◆ **WHAT YOU ARE ASKED TO DO**: Give all of the lines again, with nothing added or dropped.

◆ **DATASET CONTENT**:
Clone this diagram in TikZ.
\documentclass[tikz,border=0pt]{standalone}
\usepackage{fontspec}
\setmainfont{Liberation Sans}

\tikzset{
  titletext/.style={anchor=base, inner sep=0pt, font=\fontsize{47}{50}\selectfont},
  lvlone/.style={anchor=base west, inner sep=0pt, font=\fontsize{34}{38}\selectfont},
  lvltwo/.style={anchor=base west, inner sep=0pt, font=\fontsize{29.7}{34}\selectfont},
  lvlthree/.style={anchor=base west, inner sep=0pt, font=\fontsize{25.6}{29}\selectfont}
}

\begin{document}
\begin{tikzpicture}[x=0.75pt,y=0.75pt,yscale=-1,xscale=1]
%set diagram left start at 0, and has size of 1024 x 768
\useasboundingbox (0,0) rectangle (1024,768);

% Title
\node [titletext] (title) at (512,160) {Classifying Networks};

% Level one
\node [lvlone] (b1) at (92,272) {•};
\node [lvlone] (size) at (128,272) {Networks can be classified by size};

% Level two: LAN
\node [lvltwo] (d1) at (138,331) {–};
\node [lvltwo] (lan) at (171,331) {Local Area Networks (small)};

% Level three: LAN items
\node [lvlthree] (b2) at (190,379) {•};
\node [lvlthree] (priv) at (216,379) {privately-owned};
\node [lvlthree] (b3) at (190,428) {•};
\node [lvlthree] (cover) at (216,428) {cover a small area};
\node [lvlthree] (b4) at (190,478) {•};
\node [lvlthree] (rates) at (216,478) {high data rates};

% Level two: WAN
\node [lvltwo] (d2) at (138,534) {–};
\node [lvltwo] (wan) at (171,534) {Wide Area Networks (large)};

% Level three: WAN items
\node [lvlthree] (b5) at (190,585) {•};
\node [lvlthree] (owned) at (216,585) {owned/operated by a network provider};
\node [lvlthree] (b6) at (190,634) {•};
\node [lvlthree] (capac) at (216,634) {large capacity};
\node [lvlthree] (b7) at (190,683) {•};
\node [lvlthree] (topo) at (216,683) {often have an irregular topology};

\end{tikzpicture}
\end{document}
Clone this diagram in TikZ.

◆ **FULL ANSWER**:
Clone this diagram in TikZ.
\documentclass[tikz,border=0pt]{standalone}
\usepackage{fontspec}
\setmainfont{Liberation Sans}

\tikzset{
  titletext/.style={anchor=base, inner sep=0pt, font=\fontsize{47}{50}\selectfont},
  lvlone/.style={anchor=base west, inner sep=0pt, font=\fontsize{34}{38}\selectfont},
  lvltwo/.style={anchor=base west, inner sep=0pt, font=\fontsize{29.7}{34}\selectfont},
  lvlthree/.style={anchor=base west, inner sep=0pt, font=\fontsize{25.6}{29}\selectfont}
}

\begin{document}
\begin{tikzpicture}[x=0.75pt,y=0.75pt,yscale=-1,xscale=1]
%set diagram left start at 0, and has size of 1024 x 768
\useasboundingbox (0,0) rectangle (1024,768);

% Title
\node [titletext] (title) at (512,160) {Classifying Networks};

% Level one
\node [lvlone] (b1) at (92,272) {•};
\node [lvlone] (size) at (128,272) {Networks can be classified by size};

% Level two: LAN
\node [lvltwo] (d1) at (138,331) {–};
\node [lvltwo] (lan) at (171,331) {Local Area Networks (small)};

% Level three: LAN items
\node [lvlthree] (b2) at (190,379) {•};
\node [lvlthree] (priv) at (216,379) {privately-owned};
\node [lvlthree] (b3) at (190,428) {•};
\node [lvlthree] (cover) at (216,428) {cover a small area};
\node [lvlthree] (b4) at (190,478) {•};
\node [lvlthree] (rates) at (216,478) {high data rates};

% Level two: WAN
\node [lvltwo] (d2) at (138,534) {–};
\node [lvltwo] (wan) at (171,534) {Wide Area Networks (large)};

% Level three: WAN items
\node [lvlthree] (b5) at (190,585) {•};
\node [lvlthree] (owned) at (216,585) {owned/operated by a network provider};
\node [lvlthree] (b6) at (190,634) {•};
\node [lvlthree] (capac) at (216,634) {large capacity};
\node [lvlthree] (b7) at (190,683) {•};
\node [lvlthree] (topo) at (216,683) {often have an irregular topology};

\end{tikzpicture}
\end{document}
Clone this diagram in TikZ.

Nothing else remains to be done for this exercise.